A numerical study of dense water outflows and halocline anticyclones in an arctic baroclinic slope current

Abstract

We examine the relation between the dense water migration from the shelf to the deep ocean and offshore generation of halocline anticyclones in a physical setting appropriate for an Arctic baroclinic current system, using a nonhydrostatic numerical ocean model. The model basin contains an outer shelf connected to the deep sea by a continental slope. The ocean is cyclical in the alongshore direction. Sea surface is frictional to account for the ice‐exerted friction. A series of inflows and outflows is imposed on the shoreward side of the shelf to facilitate the release of dense waters into the basin.
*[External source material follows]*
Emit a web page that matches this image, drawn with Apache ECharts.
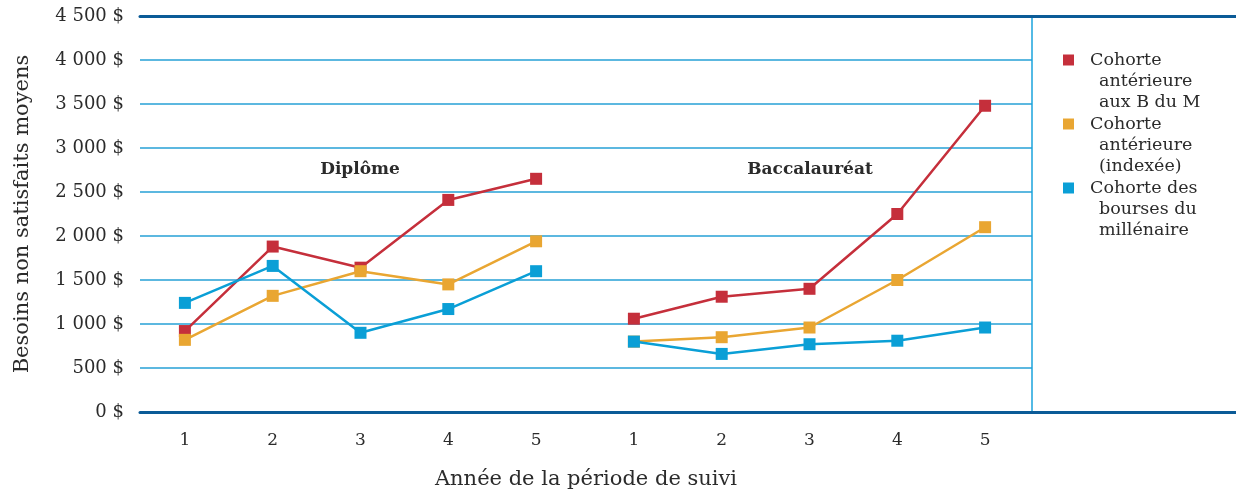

The distribution of inflow‐outflow is sinusoidal in the alongshore direction. Inflow carries dense water into the basin while the outflow withdraws ambient shelf water from the shelf. The multiple sources produce an array of dense plumes entering the shelf. Seaward migration of dense plumes is examined with and without an offshore baroclinic current bounded to the left by the shelf. The baroclinic current, if present, is supported by slanted isopycnals rising toward the shelf break. Without the baroclinic current, downslope sinking plumes veer to the right and produce an undercurrent trapped by the continental slope. With the baroclinic current, convection along slanted isopycnals can divert dense plumes away from boundary trapping and produce intense subsurface anticyclones offshore. Initial meanders embedded in the baroclinic current can trigger instabilities and also produce subsurface anticyclones offshore. However, disturbances induced by sinking plumes and instabilities of offshore origin generally do not interact constructively to intensify subsurface anticyclones offshore.